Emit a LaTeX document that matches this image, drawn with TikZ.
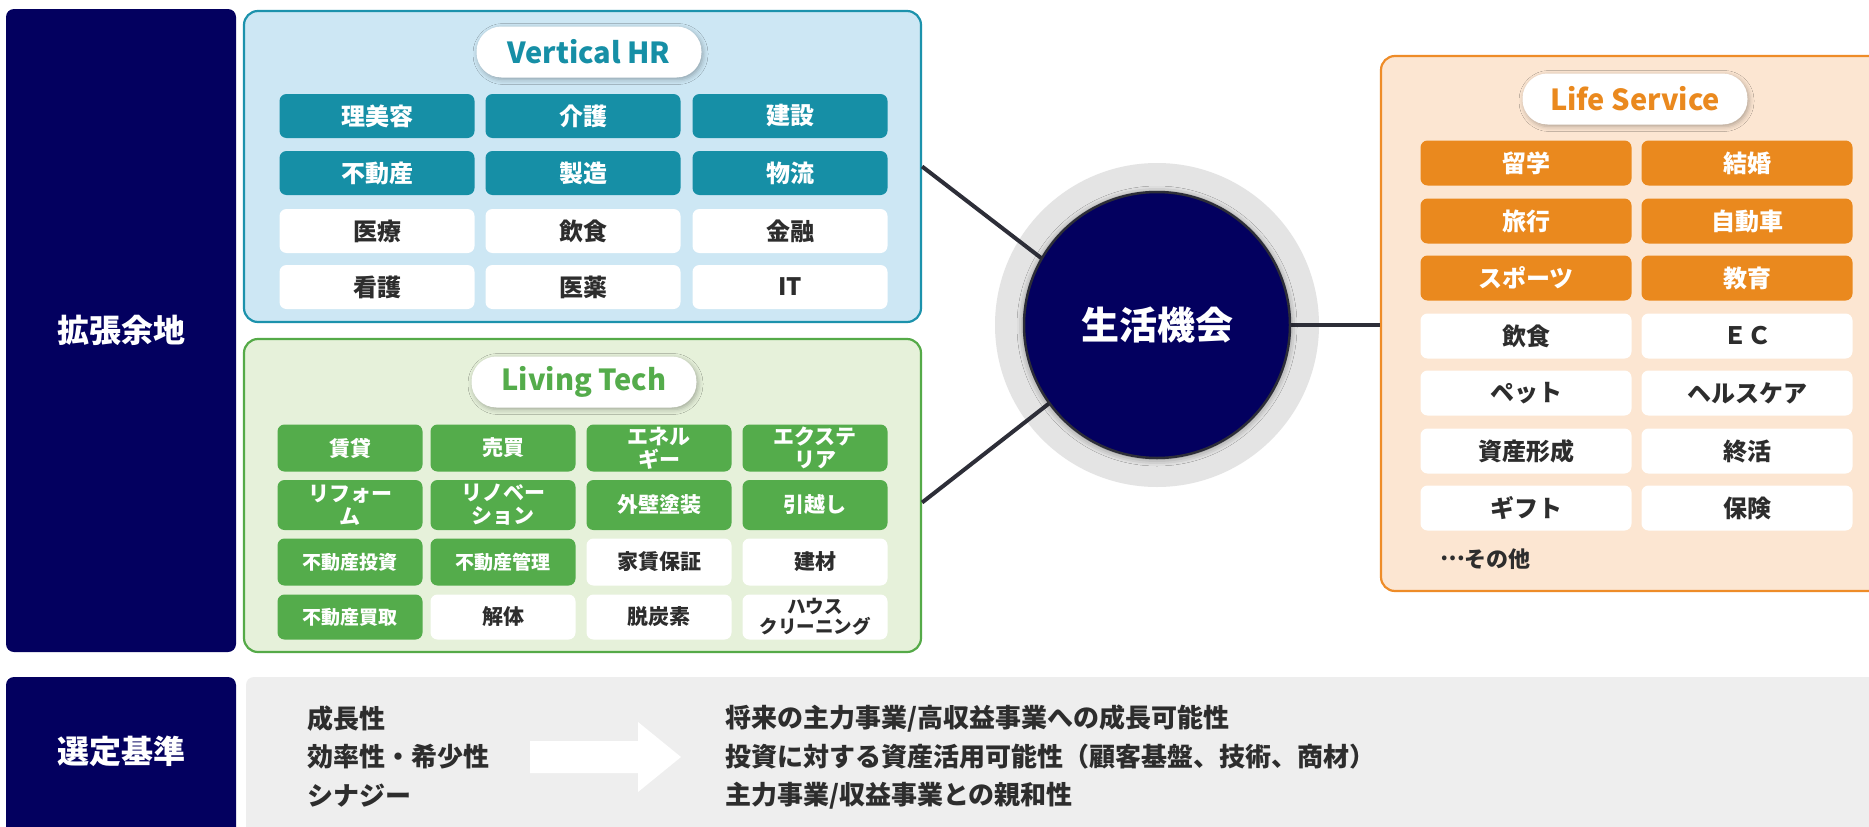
\documentclass[tikz,border=0pt]{standalone}
\usepackage{fontspec}
\setmainfont{Noto Sans CJK JP}
\usetikzlibrary{shadows.blur}
\definecolor{navy}{RGB}{3,0,95}
\definecolor{tealB}{RGB}{28,146,172}
\definecolor{tealL}{RGB}{205,231,244}
\definecolor{tealC}{RGB}{22,143,166}
\definecolor{grnB}{RGB}{85,170,72}
\definecolor{grnL}{RGB}{230,241,218}
\definecolor{grnC}{RGB}{84,172,75}
\definecolor{orgB}{RGB}{238,140,40}
\definecolor{orgL}{RGB}{252,230,210}
\definecolor{orgC}{RGB}{234,137,30}
\definecolor{txtD}{RGB}{45,45,45}
\definecolor{lineC}{RGB}{45,46,56}
\definecolor{ringC}{RGB}{228,228,228}
\definecolor{botG}{RGB}{238,238,238}
\tikzset{
  fs/.style={font=\fontsize{#1}{#1}\selectfont\bfseries},
  bigbox/.style={draw, line width=2.2pt, rounded corners=14pt, inner sep=0pt},
  navybox/.style={fill=navy, rounded corners=8pt, inner sep=0pt, text=white, fs=32},
  cell/.style={rounded corners=7pt, inner sep=0pt, align=center},
  vcell/.style={cell, minimum width=195pt, minimum height=44pt, fs=24},
  lcell/.style={cell, minimum width=145pt, minimum height=47pt, fs=21},
  scell/.style={cell, minimum width=211pt, minimum height=45pt, fs=24},
  col/.style={fill=#1, text=white},
  wht/.style={fill=white, text=txtD},
  pill/.style={fill=white, rounded corners=25pt, minimum width=225pt, minimum height=51pt,
    inner sep=0pt, fs=29, blur shadow={shadow xshift=1.5pt, shadow yshift=-2pt, shadow blur radius=5pt, shadow opacity=30}},
  conn/.style={draw=lineC, line width=4pt},
  btxt/.style={anchor=west, text=txtD, fs=26, inner sep=0pt},
}
\begin{document}
\begin{tikzpicture}[x=1pt,y=-1pt]
\useasboundingbox[fill=white] (0,0) rectangle (1869,827);
% left labels
\node[navybox, minimum width=230pt, minimum height=643pt] (kakucho) at (121,330.5) {拡張余地};
\node[navybox, minimum width=230pt, minimum height=170pt] (sentei) at (121,762) {};
\node[text=white, fs=32] (senteiT) at (121,751) {選定基準};
% bottom grey band
\node[fill=botG, rounded corners=8pt, minimum width=1650pt, minimum height=170pt, inner sep=0pt] (band) at (1071,762) {};
\path[fill=white] (530,741) -- (638,741) -- (638,722) -- (681,757) -- (638,792) -- (638,773) -- (530,773) -- cycle;
\node[btxt] (c1) at (307,719) {成長性};
\node[btxt] (c2) at (307,757) {効率性・希少性};
\node[btxt] (c3) at (307,796) {シナジー};
\node[btxt] (d1) at (725,719) {将来の主力事業/高収益事業への成長可能性};
\node[btxt] (d2) at (725,757) {投資に対する資産活用可能性（顧客基盤、技術、商材）};
\node[btxt] (d3) at (725,796) {主力事業/収益事業との親和性};
% big boxes
\node[bigbox, draw=tealB, fill=tealL, minimum width=677pt, minimum height=311pt] (vhr) at (582.5,166.5) {};
\node[bigbox, draw=grnB, fill=grnL, minimum width=677pt, minimum height=313pt] (lt) at (582.5,495.5) {};
\node[bigbox, draw=orgB, fill=orgL, minimum width=520pt, minimum height=535pt] (ls) at (1641,323.5) {};
% centre
\node[circle, fill=ringC, minimum size=324pt, inner sep=0pt] (ring) at (1157,325) {};
\node[circle, minimum size=266pt, inner sep=0pt] (circ) at (1157,325) {};
\draw[conn] (vhr.east) -- (circ.150);
\draw[conn] ([yshift=-7pt]lt.east) -- (circ.216);
\draw[conn] (circ.east) -- (circ.east -| ls.west);
\node[circle, fill=navy, draw=lineC, line width=2.5pt, minimum size=266pt, inner sep=0pt, text=white, fs=38,
  blur shadow={shadow xshift=0pt, shadow yshift=-1pt, shadow blur radius=7pt, shadow opacity=45}] (circF) at (1157,325) {生活機会};
% pills
\node[pill, text=tealC] (pv) at (589,52) {Vertical HR};
\node[pill, text=grnC] (pl) at (584,382) {Living Tech};
\node[pill, text=orgC] (ps) at (1635,99) {Life Service};
% Vertical HR cells
\node[vcell, col=tealC] (v11) at (377,116) {理美容};
\node[vcell, col=tealC] (v12) at (583,116) {介護};
\node[vcell, col=tealC] (v13) at (790,116) {建設};
\node[vcell, col=tealC] (v21) at (377,173) {不動産};
\node[vcell, col=tealC] (v22) at (583,173) {製造};
\node[vcell, col=tealC] (v23) at (790,173) {物流};
\node[vcell, wht] (v31) at (377,231) {医療};
\node[vcell, wht] (v32) at (583,231) {飲食};
\node[vcell, wht] (v33) at (790,231) {金融};
\node[vcell, wht] (v41) at (377,287) {看護};
\node[vcell, wht] (v42) at (583,287) {医薬};
\node[vcell, wht] (v43) at (790,287) {IT};
% Living Tech cells
\node[lcell, col=grnC] (l11) at (350,448) {賃貸};
\node[lcell, col=grnC] (l12) at (503,448) {売買};
\node[lcell, col=grnC] (l13) at (659,448) {エネル\\[2pt]ギー};
\node[lcell, col=grnC] (l14) at (815,448) {エクステ\\[2pt]リア};
\node[lcell, col=grnC, minimum height=50pt] (l21) at (350,505) {リフォー\\[2pt]ム};
\node[lcell, col=grnC, minimum height=50pt] (l22) at (503,505) {リノベー\\[2pt]ション};
\node[lcell, col=grnC, minimum height=50pt] (l23) at (659,505) {外壁塗装};
\node[lcell, col=grnC, minimum height=50pt] (l24) at (815,505) {引越し};
\node[lcell, col=grnC, fs=19] (l31) at (350,562) {不動産投資};
\node[lcell, col=grnC, fs=19] (l32) at (503,562) {不動産管理};
\node[lcell, wht] (l33) at (659,562) {家賃保証};
\node[lcell, wht] (l34) at (815,562) {建材};
\node[lcell, col=grnC, fs=19, minimum height=45pt] (l41) at (350,617) {不動産買取};
\node[lcell, wht, minimum height=45pt] (l42) at (503,617) {解体};
\node[lcell, wht, minimum height=45pt] (l43) at (659,617) {脱炭素};
\node[lcell, wht, minimum height=45pt, fs=18.5] (l44) at (815,617) {ハウス\\[2pt]クリーニング};
% Life Service cells
\node[scell, col=orgC] (s11) at (1526,163) {留学};
\node[scell, col=orgC] (s12) at (1747,163) {結婚};
\node[scell, col=orgC] (s21) at (1526,221) {旅行};
\node[scell, col=orgC] (s22) at (1747,221) {自動車};
\node[scell, col=orgC] (s31) at (1526,278) {スポーツ};
\node[scell, col=orgC] (s32) at (1747,278) {教育};
\node[scell, wht] (s41) at (1526,336) {飲食};
\node[scell, wht] (s42) at (1747,336) {ＥＣ};
\node[scell, wht] (s51) at (1526,393) {ペット};
\node[scell, wht] (s52) at (1747,393) {ヘルスケア};
\node[scell, wht] (s61) at (1526,451) {資産形成};
\node[scell, wht] (s62) at (1747,451) {終活};
\node[scell, wht] (s71) at (1526,508) {ギフト};
\node[scell, wht] (s72) at (1747,508) {保険};
\node[anchor=west, text=txtD, fs=22, inner sep=0pt] (etc) at (1440,559) {\raisebox{0.32em}{…}その他};
\end{tikzpicture}
\end{document}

****************

• What you have to do
Repeat the data above exactly, but not the pictures.

• Task answer
Emit a LaTeX document that matches this image, drawn with TikZ.
\documentclass[tikz,border=0pt]{standalone}
\usepackage{fontspec}
\setmainfont{Noto Sans CJK JP}
\usetikzlibrary{shadows.blur}
\definecolor{navy}{RGB}{3,0,95}
\definecolor{tealB}{RGB}{28,146,172}
\definecolor{tealL}{RGB}{205,231,244}
\definecolor{tealC}{RGB}{22,143,166}
\definecolor{grnB}{RGB}{85,170,72}
\definecolor{grnL}{RGB}{230,241,218}
\definecolor{grnC}{RGB}{84,172,75}
\definecolor{orgB}{RGB}{238,140,40}
\definecolor{orgL}{RGB}{252,230,210}
\definecolor{orgC}{RGB}{234,137,30}
\definecolor{txtD}{RGB}{45,45,45}
\definecolor{lineC}{RGB}{45,46,56}
\definecolor{ringC}{RGB}{228,228,228}
\definecolor{botG}{RGB}{238,238,238}
\tikzset{
  fs/.style={font=\fontsize{#1}{#1}\selectfont\bfseries},
  bigbox/.style={draw, line width=2.2pt, rounded corners=14pt, inner sep=0pt},
  navybox/.style={fill=navy, rounded corners=8pt, inner sep=0pt, text=white, fs=32},
  cell/.style={rounded corners=7pt, inner sep=0pt, align=center},
  vcell/.style={cell, minimum width=195pt, minimum height=44pt, fs=24},
  lcell/.style={cell, minimum width=145pt, minimum height=47pt, fs=21},
  scell/.style={cell, minimum width=211pt, minimum height=45pt, fs=24},
  col/.style={fill=#1, text=white},
  wht/.style={fill=white, text=txtD},
  pill/.style={fill=white, rounded corners=25pt, minimum width=225pt, minimum height=51pt,
    inner sep=0pt, fs=29, blur shadow={shadow xshift=1.5pt, shadow yshift=-2pt, shadow blur radius=5pt, shadow opacity=30}},
  conn/.style={draw=lineC, line width=4pt},
  btxt/.style={anchor=west, text=txtD, fs=26, inner sep=0pt},
}
\begin{document}
\begin{tikzpicture}[x=1pt,y=-1pt]
\useasboundingbox[fill=white] (0,0) rectangle (1869,827);
% left labels
\node[navybox, minimum width=230pt, minimum height=643pt] (kakucho) at (121,330.5) {拡張余地};
\node[navybox, minimum width=230pt, minimum height=170pt] (sentei) at (121,762) {};
\node[text=white, fs=32] (senteiT) at (121,751) {選定基準};
% bottom grey band
\node[fill=botG, rounded corners=8pt, minimum width=1650pt, minimum height=170pt, inner sep=0pt] (band) at (1071,762) {};
\path[fill=white] (530,741) -- (638,741) -- (638,722) -- (681,757) -- (638,792) -- (638,773) -- (530,773) -- cycle;
\node[btxt] (c1) at (307,719) {成長性};
\node[btxt] (c2) at (307,757) {効率性・希少性};
\node[btxt] (c3) at (307,796) {シナジー};
\node[btxt] (d1) at (725,719) {将来の主力事業/高収益事業への成長可能性};
\node[btxt] (d2) at (725,757) {投資に対する資産活用可能性（顧客基盤、技術、商材）};
\node[btxt] (d3) at (725,796) {主力事業/収益事業との親和性};
% big boxes
\node[bigbox, draw=tealB, fill=tealL, minimum width=677pt, minimum height=311pt] (vhr) at (582.5,166.5) {};
\node[bigbox, draw=grnB, fill=grnL, minimum width=677pt, minimum height=313pt] (lt) at (582.5,495.5) {};
\node[bigbox, draw=orgB, fill=orgL, minimum width=520pt, minimum height=535pt] (ls) at (1641,323.5) {};
% centre
\node[circle, fill=ringC, minimum size=324pt, inner sep=0pt] (ring) at (1157,325) {};
\node[circle, minimum size=266pt, inner sep=0pt] (circ) at (1157,325) {};
\draw[conn] (vhr.east) -- (circ.150);
\draw[conn] ([yshift=-7pt]lt.east) -- (circ.216);
\draw[conn] (circ.east) -- (circ.east -| ls.west);
\node[circle, fill=navy, draw=lineC, line width=2.5pt, minimum size=266pt, inner sep=0pt, text=white, fs=38,
  blur shadow={shadow xshift=0pt, shadow yshift=-1pt, shadow blur radius=7pt, shadow opacity=45}] (circF) at (1157,325) {生活機会};
% pills
\node[pill, text=tealC] (pv) at (589,52) {Vertical HR};
\node[pill, text=grnC] (pl) at (584,382) {Living Tech};
\node[pill, text=orgC] (ps) at (1635,99) {Life Service};
% Vertical HR cells
\node[vcell, col=tealC] (v11) at (377,116) {理美容};
\node[vcell, col=tealC] (v12) at (583,116) {介護};
\node[vcell, col=tealC] (v13) at (790,116) {建設};
\node[vcell, col=tealC] (v21) at (377,173) {不動産};
\node[vcell, col=tealC] (v22) at (583,173) {製造};
\node[vcell, col=tealC] (v23) at (790,173) {物流};
\node[vcell, wht] (v31) at (377,231) {医療};
\node[vcell, wht] (v32) at (583,231) {飲食};
\node[vcell, wht] (v33) at (790,231) {金融};
\node[vcell, wht] (v41) at (377,287) {看護};
\node[vcell, wht] (v42) at (583,287) {医薬};
\node[vcell, wht] (v43) at (790,287) {IT};
% Living Tech cells
\node[lcell, col=grnC] (l11) at (350,448) {賃貸};
\node[lcell, col=grnC] (l12) at (503,448) {売買};
\node[lcell, col=grnC] (l13) at (659,448) {エネル\\[2pt]ギー};
\node[lcell, col=grnC] (l14) at (815,448) {エクステ\\[2pt]リア};
\node[lcell, col=grnC, minimum height=50pt] (l21) at (350,505) {リフォー\\[2pt]ム};
\node[lcell, col=grnC, minimum height=50pt] (l22) at (503,505) {リノベー\\[2pt]ション};
\node[lcell, col=grnC, minimum height=50pt] (l23) at (659,505) {外壁塗装};
\node[lcell, col=grnC, minimum height=50pt] (l24) at (815,505) {引越し};
\node[lcell, col=grnC, fs=19] (l31) at (350,562) {不動産投資};
\node[lcell, col=grnC, fs=19] (l32) at (503,562) {不動産管理};
\node[lcell, wht] (l33) at (659,562) {家賃保証};
\node[lcell, wht] (l34) at (815,562) {建材};
\node[lcell, col=grnC, fs=19, minimum height=45pt] (l41) at (350,617) {不動産買取};
\node[lcell, wht, minimum height=45pt] (l42) at (503,617) {解体};
\node[lcell, wht, minimum height=45pt] (l43) at (659,617) {脱炭素};
\node[lcell, wht, minimum height=45pt, fs=18.5] (l44) at (815,617) {ハウス\\[2pt]クリーニング};
% Life Service cells
\node[scell, col=orgC] (s11) at (1526,163) {留学};
\node[scell, col=orgC] (s12) at (1747,163) {結婚};
\node[scell, col=orgC] (s21) at (1526,221) {旅行};
\node[scell, col=orgC] (s22) at (1747,221) {自動車};
\node[scell, col=orgC] (s31) at (1526,278) {スポーツ};
\node[scell, col=orgC] (s32) at (1747,278) {教育};
\node[scell, wht] (s41) at (1526,336) {飲食};
\node[scell, wht] (s42) at (1747,336) {ＥＣ};
\node[scell, wht] (s51) at (1526,393) {ペット};
\node[scell, wht] (s52) at (1747,393) {ヘルスケア};
\node[scell, wht] (s61) at (1526,451) {資産形成};
\node[scell, wht] (s62) at (1747,451) {終活};
\node[scell, wht] (s71) at (1526,508) {ギフト};
\node[scell, wht] (s72) at (1747,508) {保険};
\node[anchor=west, text=txtD, fs=22, inner sep=0pt] (etc) at (1440,559) {\raisebox{0.32em}{…}その他};
\end{tikzpicture}
\end{document}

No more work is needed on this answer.